Name something else that made her unique… truly unique.

Well, she was sick throughout her entire life. Life-threatening sick. Her immune system and other things were shattered. Still, she managed to live her life fully, always, always laughing. As a working woman and a Mother, she made her life-projects and dreams come true: She raised three children and gave them an unparalleled education. But perhaps the single most distinguishing trait my Mother had was an unfathomable joy, positivity and energy that she brought into every room she entered, that she showered upon every single person she touched, and upon every single undertaking, big or small, which she planned and executed.

 

Working woman and Mom is more prevalent now. What period are you talking about here?

Late 60s, 70s and so on… in Spain. At that time, the societal chasm between the US and the rest of the world was much more pronounced than it is now, if there is any. Although she was born in Cuba, her adulthood started and largely happened in Madrid, Spain. She was a working woman and Mom under the Franco dictatorship, in a country that was to a large extent quite third-worldly back then. She was definitely the only working Mom in the 70s in our neighborhood. Then democracy and the 80s came to Spain and things started changing slowly for women. She remained a working woman throughout her life. Unfortunately, she never got to retire. She died a few months shy of 65.

 

You mention Cuba and then Spain. Does this mean she and her family left Cuba? If so, when and was it because of Castro?
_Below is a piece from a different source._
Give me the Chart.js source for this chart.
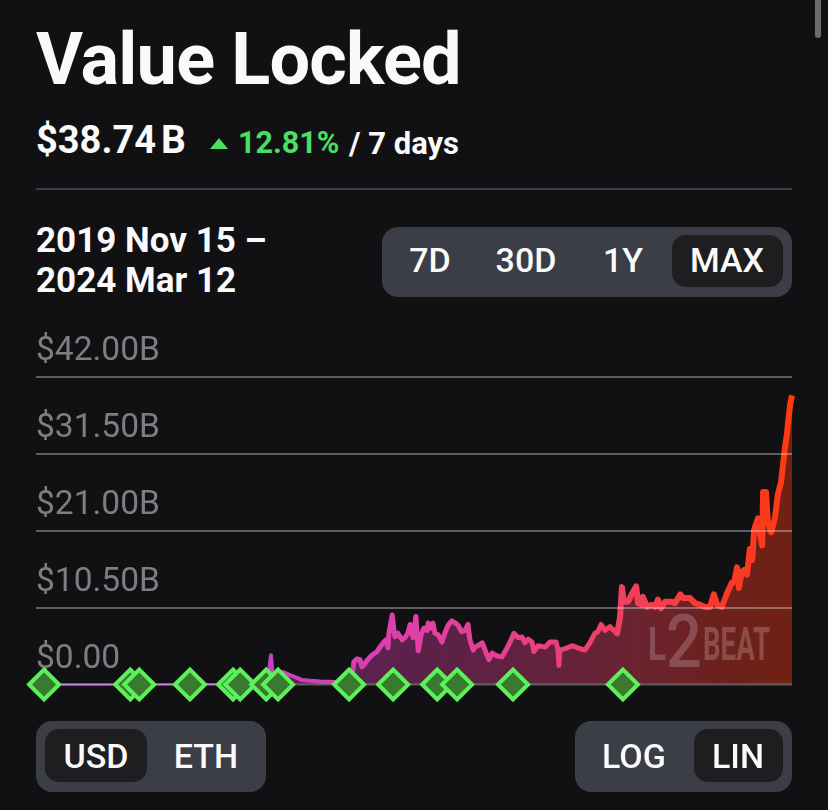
<!DOCTYPE html>
<html>
<head>
<meta charset="utf-8">
<title>Value Locked</title>
<script src="https://cdn.jsdelivr.net/npm/chart.js@4"></script>
<style>
  html, body { margin: 0; padding: 0; background: #111114; overflow: hidden; }
  body { width: 828px; height: 810px; position: relative; font-family: Roboto, sans-serif; color: #fafafa; }
  .t { position: absolute; line-height: 1; white-space: nowrap; }
  .c { transform: translateX(-50%); font-size: 34px; font-weight: 500; }
  .box { position: absolute; }
  .group { background: #3b3d47; border-radius: 16px; }
  .active { background: #1e1e20; border-radius: 14px; }
  .mark { position: absolute; line-height: 1; color: rgba(255,255,255,0.2); font-weight: 700; transform-origin: left top; white-space: nowrap; }
  #chartBox { position: absolute; left: 0; top: 320px; width: 828px; height: 390px; }
</style>
</head>
<body>
  <div class="box" style="left:815px;top:0;width:6px;height:38px;background:#6b6c70;border-radius:0 0 3px 3px"></div>

  <div class="t" style="left:36px;top:24px;font-size:72px;font-weight:700;letter-spacing:-0.8px">Value Locked</div>
  <div class="t" style="left:36px;top:121px;font-size:38px;font-weight:700">$38.74<span style="margin-left:5px;font-size:39px">B</span></div>
  <div class="box" style="left:210px;top:138px;width:0;height:0;border-left:9px solid transparent;border-right:9px solid transparent;border-bottom:11px solid #4ade62"></div>
  <div class="t" style="left:238px;top:128px;font-size:30.5px;font-weight:700;color:#4ade62">12.81%</div>
  <div class="t" style="left:349px;top:128px;font-size:31px;font-weight:700">/ 7 days</div>
  <div class="box" style="left:36px;top:188px;width:756px;height:2px;background:#3b3d47"></div>

  <div class="t" style="left:36px;top:223px;font-size:35px;font-weight:700">2019 Nov 15 –</div>
  <div class="t" style="left:36px;top:263px;font-size:35px;font-weight:700">2024 Mar 12</div>

  <div class="box group" style="left:382px;top:227px;width:410px;height:70px"></div>
  <div class="box active" style="left:672px;top:235px;width:111px;height:52px"></div>
  <div class="t c" style="left:430px;top:243px">7D</div>
  <div class="t c" style="left:526px;top:243px">30D</div>
  <div class="t c" style="left:623px;top:243px">1Y</div>
  <div class="t c" style="left:727px;top:243px">MAX</div>

  <div id="chartBox"><canvas id="tvlChart" width="828" height="390"></canvas></div>

  <div class="mark" style="left:648px;top:621px;font-size:46px;transform:scaleX(.72)">L</div>
  <div class="mark" style="left:666px;top:605px;font-size:74px;font-weight:500;transform:scaleX(.85)">2</div>
  <div class="mark" style="left:703px;top:621px;font-size:46px;transform:scaleX(.6)">BEAT</div>

  <div class="box group" style="left:36px;top:721px;width:230px;height:71px"></div>
  <div class="box active" style="left:45px;top:729px;width:102px;height:53px"></div>
  <div class="t c" style="left:96px;top:739px">USD</div>
  <div class="t c" style="left:206px;top:739px">ETH</div>

  <div class="box group" style="left:575px;top:721px;width:217px;height:71px"></div>
  <div class="box active" style="left:694px;top:729px;width:89px;height:53px"></div>
  <div class="t c" style="left:634px;top:739px">LOG</div>
  <div class="t c" style="left:738px;top:739px">LIN</div>

<script>
// days since 2019 Nov 15
const days = [
  0, 182, 308, 414, 452, 473, 479, 483, 498, 505, 519, 534, 545, 562, 583, 614, 635, 650, 654,
  661, 667, 671, 676, 682, 692, 703, 709, 716, 722, 726, 728, 735, 739, 741, 747, 756, 762, 768,
  773, 779, 785, 790, 796, 802, 809, 811, 817, 821, 825, 832, 840, 846, 853, 861, 868, 874, 882,
  889, 895, 899, 906, 910, 918, 925, 931, 939, 946, 956, 967, 975, 984, 992, 1001, 1009, 1015,
  1022, 1030, 1034, 1043, 1058, 1068, 1081, 1085, 1087, 1089, 1100, 1115, 1127, 1142, 1153, 1163,
  1169, 1176, 1184, 1195, 1205, 1210, 1216, 1220, 1224, 1233, 1241, 1250, 1254, 1262, 1264, 1273,
  1283, 1290, 1296, 1302, 1311, 1326, 1332, 1343, 1349, 1364, 1374, 1385, 1395, 1406, 1414, 1421,
  1431, 1442, 1452, 1457, 1463, 1467, 1473, 1480, 1484, 1490, 1495, 1499, 1507, 1511, 1516, 1518,
  1524, 1528, 1535, 1543, 1549, 1556, 1560, 1564, 1568, 1575, 1579
];

// total value locked, billions of USD
const tvl = [
  0, 0.01, 0.02, 0.05, 0.2, 0.5, 4.0, 0.9, 1.4, 1.7, 1.3, 0.9, 0.6, 0.5, 0.4, 0.35, 0.35, 0.6, 3.1,
  3.5, 3.4, 2.4, 2.7, 3.3, 4.0, 4.5, 5.1, 5.7, 6.1, 5.0, 7.0, 9.5, 7.2, 6.5, 7.0, 6.1, 6.4, 7.0,
  8.2, 6.4, 9.3, 4.6, 6.8, 7.7, 7.4, 8.4, 7.7, 8.4, 7.0, 6.8, 5.8, 7.0, 8.1, 8.7, 8.4, 8.1, 7.2,
  7.4, 8.2, 6.1, 4.7, 5.1, 5.4, 5.7, 4.7, 3.4, 4.3, 3.9, 3.8, 4.7, 5.8, 7.0, 6.4, 6.5, 5.7,
  6.2, 5.8, 4.5, 5.3, 5.1, 5.8, 5.8, 4.7, 2.6, 4.7, 4.9, 5.3, 5.0, 4.7, 5.8, 7.0,
  7.2, 8.2, 7.4, 7.9, 7.2, 7.0, 9.2, 13.3, 11.3, 11.3, 12.4, 13.4, 11.1, 10.9, 12.0, 10.6,
  10.9, 10.6, 11.6, 10.4, 11.3, 11.3, 11.1, 12.3, 11.8, 11.8, 11.1, 10.9, 10.6, 10.6, 12.3, 10.9,
  10.6, 12.5, 13.9, 14.0, 16.0, 13.2, 15.4, 15.7, 15.0, 18.5, 17.0, 21.1, 22.7, 20.8, 19.0, 26.3,
  26.3, 22.2, 20.8, 22.8, 25.9, 27.7, 30.0, 32.3, 34.1, 38.2, 39.5
];

// project launches on the timeline
const eventDays = [0, 182, 201, 308, 399, 414, 469, 494, 644, 737, 830, 872, 990, 1222];

const baselineDays = [0, 1579];
const yTickLabels = ["$0.00", "$10.50B", "$21.00B", "$31.50B", "$42.00B"];

function horizontalGradient(context, stops) {
  const area = context.chart.chartArea;
  if (!area) return stops[0][1];
  const g = context.chart.ctx.createLinearGradient(area.left, 0, area.right, 0);
  stops.forEach((s) => g.addColorStop(s[0], s[1]));
  return g;
}

const lineStops = [
  [0, "#b455d8"], [0.3, "#c83fc4"], [0.5, "#e03fa8"], [0.68, "#e8407f"],
  [0.8, "#f23f58"], [0.9, "#f7392c"], [1, "#ff3a10"]
];
const fillStops = [
  [0, "rgba(180,85,216,0.4)"], [0.3, "rgba(200,63,196,0.4)"], [0.5, "rgba(224,63,168,0.37)"],
  [0.68, "rgba(232,64,127,0.38)"], [0.8, "rgba(242,63,88,0.4)"], [0.9, "rgba(247,57,44,0.4)"],
  [1, "rgba(255,58,16,0.4)"]
];

function lineWidthFor(day) {
  if (day < 452) return 2;
  if (day < 640) return 4;
  if (day < 1200) return 5;
  return 6;
}

const tvlPoints = days.map((d, i) => ({ x: d, y: tvl[i] }));

new Chart(document.getElementById("tvlChart"), {
  type: "line",
  data: {
    datasets: [
      {
        label: "Events",
        data: eventDays.map((d) => ({ x: d, y: 0 })),
        showLine: false,
        pointStyle: "rectRot",
        pointRadius: 15,
        pointBorderWidth: 4,
        pointBackgroundColor: "#3a7a30",
        pointBorderColor: "#5cf05a",
        clip: false,
        order: 0,
      },
      {
        label: "Baseline",
        data: baselineDays.map((d) => ({ x: d, y: 0 })),
        borderColor: "rgba(255,255,255,0.3)",
        borderWidth: 2,
        pointRadius: 0,
        clip: false,
        order: 1,
      },
      {
        label: "Value Locked",
        data: tvlPoints,
        borderColor: (c) => horizontalGradient(c, lineStops),
        borderWidth: 5,
        borderJoinStyle: "round",
        segment: {
          borderWidth: (c) => lineWidthFor(c.p0.parsed.x),
        },
        pointRadius: 0,
        tension: 0,
        fill: false,
        clip: false,
        order: 2,
      },
      {
        // area goes in its own dataset so the width changes above leave no seams in it
        label: "Value Locked area",
        data: tvlPoints,
        borderWidth: 0,
        borderColor: "rgba(0,0,0,0)",
        backgroundColor: (c) => horizontalGradient(c, fillStops),
        pointRadius: 0,
        tension: 0,
        fill: "origin",
        order: 3,
      },
    ],
  },
  options: {
    responsive: false,
    animation: false,
    layout: { padding: { left: 36, right: 36, top: 57, bottom: 25.5 } },
    plugins: { legend: { display: false }, tooltip: { enabled: false } },
    scales: {
      x: { type: "linear", display: false, min: -17, max: 1579 },
      y: {
        min: 0,
        max: 42,
        border: { display: false },
        grid: {
          z: 1,
          drawTicks: false,
          lineWidth: 2,
          color: (c) => (c.tick.value === 0 ? "rgba(0,0,0,0)" : "rgba(255,255,255,0.33)"),
        },
        ticks: {
          stepSize: 10.5,
          mirror: true,
          padding: 0,
          labelOffset: -25,
          color: "#7d7e82",
          font: { family: "Roboto", size: 33.5 },
          callback: (value, index) => yTickLabels[index],
        },
      },
    },
  },
});
</script>
</body>
</html>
Yes, they all left in 1960. Yes, it was because of Castro… quite literally. My granddad (and his family) had an estate in Birán. Their physical neighbor was Ángel Castro, Fidel’s dad. And from there, the typical commute was Santiago, where the family also had a house. So Birán and Santiago de Cuba, the two “birthplaces” of the dictator. And they were neighbors.

 

More importantly though, my mother had to do a massive overhaul 2 times in her lifetime. She was exiled from Cuba when she was 14, grown-up enough that she had already formed deep rooted memories, friends, and a routine. That was very tough, and also the main reason she seldom talked about Cuba or her childhood. The pain was embedded. She settled in Spain, nationalized, married my Dad, who was Spanish, and had three kids. And when her life was fully set up, at age 48, she uprooted again, leaving Spain where things had gone downhill for a while, and started anew with my Dad in Miami. Neither had green cards or citizenship. So, hers is a story of reinventing herself and her surroundings in 3 different countries, of tenacity, of overcoming many obstacles and most impressively, of coping with deep-rooted heartache and broken dreams. And yet, she was always laughing. Always!

 

What did you learn from her?

This and so much more is the legacy that she left me and the values that she taught me. You know, fending for yourself. Never handing-off the baton. Someone famously once said, “Success is stumbling from failure to failure without ever losing your enthusiasm”. My Mom’s life lesson is precisely that, always leading by example. To me she is the true representation of success and the person whose example I heed to measure my own.